We welcome the move by Education Minister Nurul Islam Nahid who has proposed to slap a ban on the private coaching racket that has allowed for many teachers to take teaching out of the classroom into the private domain. While an Act may be formulated to give the government decision a legal basis, things can only improve if the initiative by the ministry to modify 12 textbooks of Classes 9 and 10 goes through without a hitch.
Indeed the concerned minister stated so recently at a press briefing that his ministry has formed two committees comprising academicians to review the curriculum and modify some textbooks and the work began last January after a series of stakeholder meetings held since May last year.
Our observation on the flurry of activity is that all is good if the simplification process goes through and recommendations made by the committees are actually implemented. There should be no doubt in anyone’s mind that the hugely profitable private coaching industry will not take any of this lying down, but at the end of the day, it is necessary for the ministry to stand firm on the issue of quality education.

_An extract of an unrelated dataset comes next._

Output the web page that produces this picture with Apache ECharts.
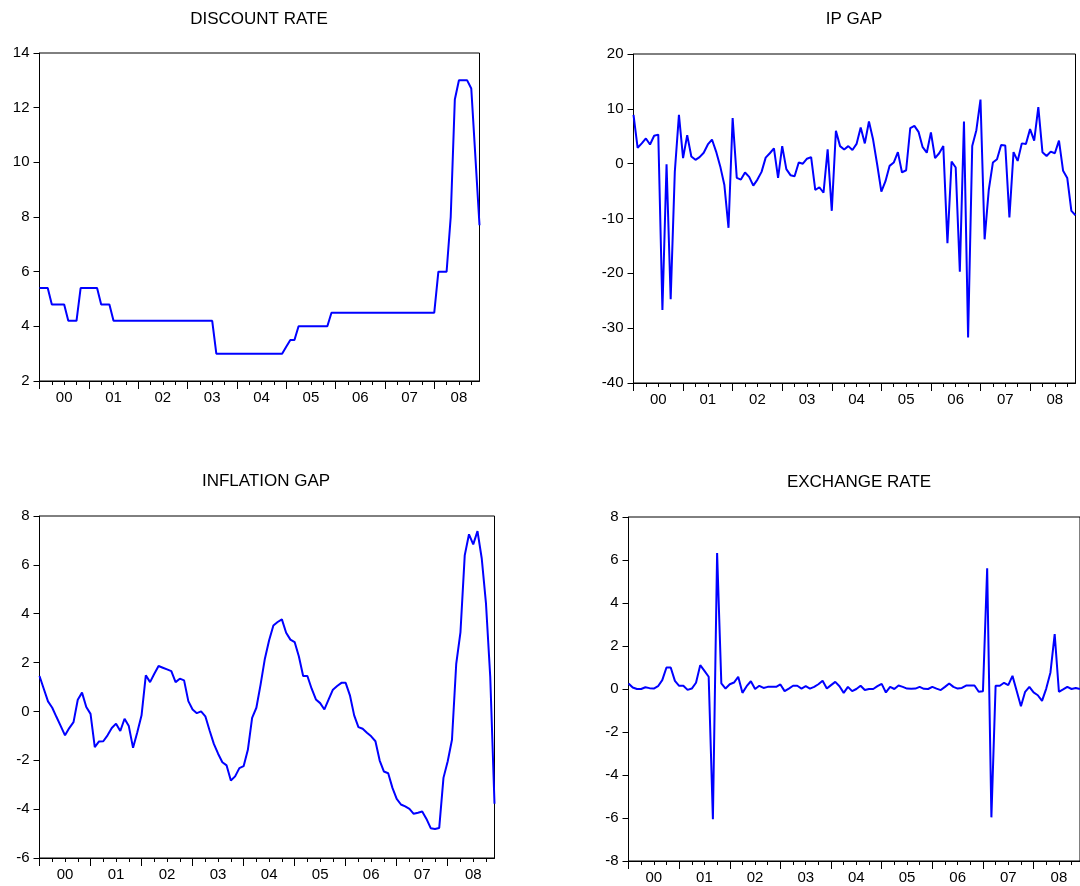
<!DOCTYPE html>
<html><head><meta charset="utf-8">
<script src="https://cdn.jsdelivr.net/npm/echarts@6/dist/echarts.min.js"></script>
<style>html,body{margin:0;padding:0;background:#fff}#c{width:1080px;height:886px}</style>
</head><body><div id="c"></div>
<script>
// Monthly categories 2000M01 .. 2008M12
const years = ['2000','2001','2002','2003','2004','2005','2006','2007','2008'];
const monthNums = ['01','02','03','04','05','06','07','08','09','10','11','12'];
const months = [];
years.forEach(y => monthNums.forEach(m => months.push(y + '-' + m)));

const titles = ['DISCOUNT RATE', 'IP GAP', 'INFLATION GAP', 'EXCHANGE RATE'];

const discountRate = [
  5.4,5.4,5.4,4.8,4.8,4.8,4.8,4.2,4.2,4.2,5.4,5.4,
  5.4,5.4,5.4,4.8,4.8,4.8,4.2,4.2,4.2,4.2,4.2,4.2,
  4.2,4.2,4.2,4.2,4.2,4.2,4.2,4.2,4.2,4.2,4.2,4.2,
  4.2,4.2,4.2,4.2,4.2,4.2,4.2,3.0,3.0,3.0,3.0,3.0,
  3.0,3.0,3.0,3.0,3.0,3.0,3.0,3.0,3.0,3.0,3.0,3.0,
  3.25,3.5,3.5,4.0,4.0,4.0,4.0,4.0,4.0,4.0,4.0,4.5,
  4.5,4.5,4.5,4.5,4.5,4.5,4.5,4.5,4.5,4.5,4.5,4.5,
  4.5,4.5,4.5,4.5,4.5,4.5,4.5,4.5,4.5,4.5,4.5,4.5,
  4.5,6.0,6.0,6.0,8.0,12.3,13.0,13.0,13.0,12.7,10.2,7.7
];

const ipGap = [
  8.9,2.9,3.7,4.6,3.5,5.1,5.3,-26.7,-0.1,-24.7,-1.5,8.9,
  1.0,5.2,1.3,0.7,1.2,2.0,3.5,4.4,2.2,-0.5,-3.9,-11.7,
  8.3,-2.6,-2.9,-1.6,-2.4,-4.0,-2.9,-1.5,1.1,1.9,2.8,-2.6,
  3.2,-1.0,-2.1,-2.3,0.2,0.0,0.9,1.2,-4.8,-4.3,-5.3,2.6,
  -8.6,6.0,3.2,2.6,3.2,2.5,3.6,6.6,3.7,7.7,4.4,-0.2,
  -5.1,-3.2,-0.4,0.2,2.1,-1.6,-1.2,6.5,6.9,5.8,3.0,2.0,
  5.7,1.0,1.9,3.2,-14.5,0.4,-0.7,-19.7,7.7,-31.7,3.2,6.1,
  11.7,-13.8,-4.8,0.2,0.8,3.4,3.3,-9.8,2.1,0.5,3.7,3.6,
  6.3,4.2,10.3,2.1,1.4,2.2,1.9,4.2,-1.3,-2.6,-8.6,-9.4
];

const inflationGap = [
  1.45,0.93,0.41,0.15,-0.23,-0.6,-0.98,-0.68,-0.44,0.48,0.77,0.18,
  -0.1,-1.46,-1.23,-1.22,-0.98,-0.68,-0.5,-0.8,-0.3,-0.6,-1.49,-0.85,
  -0.16,1.48,1.2,1.54,1.86,1.79,1.72,1.65,1.2,1.34,1.27,0.42,
  0.08,-0.07,0.0,-0.2,-0.78,-1.33,-1.73,-2.08,-2.21,-2.83,-2.66,-2.32,
  -2.24,-1.57,-0.26,0.15,1.11,2.16,2.91,3.52,3.66,3.77,3.22,2.94,
  2.84,2.25,1.45,1.45,0.93,0.49,0.34,0.08,0.49,0.89,1.04,1.17,
  1.17,0.66,-0.16,-0.64,-0.71,-0.87,-1.02,-1.22,-2.01,-2.46,-2.53,-3.13,
  -3.58,-3.81,-3.89,-3.99,-4.19,-4.15,-4.10,-4.4,-4.78,-4.81,-4.77,-2.72,
  -2.04,-1.16,1.95,3.25,6.39,7.25,6.84,7.38,6.26,4.41,1.41,-3.78
];

const exchangeRate = [
  0.26,0.07,0.0,0.0,0.08,0.04,0.02,0.13,0.41,1.0,1.0,0.38,
  0.15,0.15,-0.04,0.02,0.29,1.11,0.84,0.57,-6.06,6.32,0.26,0.02,
  0.22,0.3,0.57,-0.18,0.13,0.36,0.0,0.15,0.05,0.1,0.1,0.1,
  0.21,-0.1,0.02,0.15,0.15,0.02,0.13,0.02,0.1,0.22,0.38,0.02,
  0.18,0.33,0.13,-0.18,0.1,-0.1,0.0,0.15,-0.05,0.0,0.0,0.13,
  0.24,-0.16,0.1,0.0,0.16,0.1,0.02,0.01,0.02,0.1,0.01,0.0,
  0.1,0.02,-0.05,0.1,0.26,0.1,0.02,0.05,0.16,0.16,0.16,-0.13,
  -0.1,5.62,-5.97,0.15,0.15,0.29,0.18,0.61,-0.09,-0.8,-0.13,0.1,
  -0.16,-0.29,-0.55,0.02,0.77,2.55,-0.13,-0.02,0.1,0.0,0.05,0.0
];

const yRanges = [[2,14,2],[-40,20,10],[-6,8,2],[-8,8,2]];
const seriesData = [discountRate, ipGap, inflationGap, exchangeRate];

const FONT = '"Liberation Sans", Arial, Helvetica, sans-serif';
const boxes = [
  {l:39.5, t:53, w:440, h:328},
  {l:633.5, t:54, w:442, h:329},
  {l:39.5, t:516, w:455, h:342},
  {l:628.5, t:517, w:462, h:344}
];
const titlePos = [[259,19],[854,19],[266,481],[859,482]];

const grid = [], xAxis = [], yAxis = [], series = [], graphic = [];
boxes.forEach((b, i) => {
  grid.push({left:b.l, top:b.t, width:b.w, height:b.h, show:true, borderColor:'#000', borderWidth:1, backgroundColor:'transparent'});
  xAxis.push({
    type:'category', gridIndex:i, data:months, boundaryGap:false, position:'bottom',
    axisLine:{onZero:false, lineStyle:{color:'#000', width:1}},
    axisTick:{show:true, length:4, interval:(idx)=>idx%3===0, lineStyle:{color:'#000', width:1}},
    axisLabel:{interval:(idx)=>idx%12===6, formatter:(v)=>v.slice(2,4), margin:9, color:'#000', fontSize:15, fontFamily:FONT},
    splitLine:{show:false}
  });
  xAxis.push({
    type:'category', gridIndex:i, data:months, boundaryGap:false, position:'bottom',
    axisLine:{show:false, onZero:false},
    axisTick:{show:true, length:8, interval:(idx)=>idx%12===0, lineStyle:{color:'#000', width:1}},
    axisLabel:{show:false}, splitLine:{show:false}
  });
  const r = yRanges[i];
  yAxis.push({
    type:'value', gridIndex:i, min:r[0], max:r[1], interval:r[2],
    axisLine:{show:true, lineStyle:{color:'#000', width:1}},
    axisTick:{show:true, length:6, lineStyle:{color:'#000', width:1}},
    axisLabel:{margin:10, color:'#000', fontSize:15, fontFamily:FONT},
    splitLine:{show:false}
  });
  series.push({
    type:'line', xAxisIndex:2*i, yAxisIndex:i, data:seriesData[i],
    symbol:'none', showSymbol:false, smooth:false,
    lineStyle:{color:'#0000ff', width:2}, animation:false
  });
  graphic.push({
    type:'text', x:titlePos[i][0], y:titlePos[i][1],
    style:{text:titles[i], fill:'#000', font:'17px ' + FONT, textAlign:'center', textVerticalAlign:'middle', align:'center', verticalAlign:'middle'}
  });
});

const chart = echarts.init(document.getElementById('c'), null, {renderer:'canvas'});
chart.setOption({animation:false, backgroundColor:'#fff', grid, xAxis, yAxis, series, graphic});
</script>
</body></html>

It is high time that textbooks are made student-friendly so that students may comprehend easily what is written. It is also imperative that school authorities be strict in their monitoring of teachers to ensure that the latter impart lessons with diligence at the classroom and not outside the schooling system. Only then can we hope to tackle the hugely damaging business of guidebooks and private coaching which is a massive drain on parents’ incomes and a practice wholly unethical.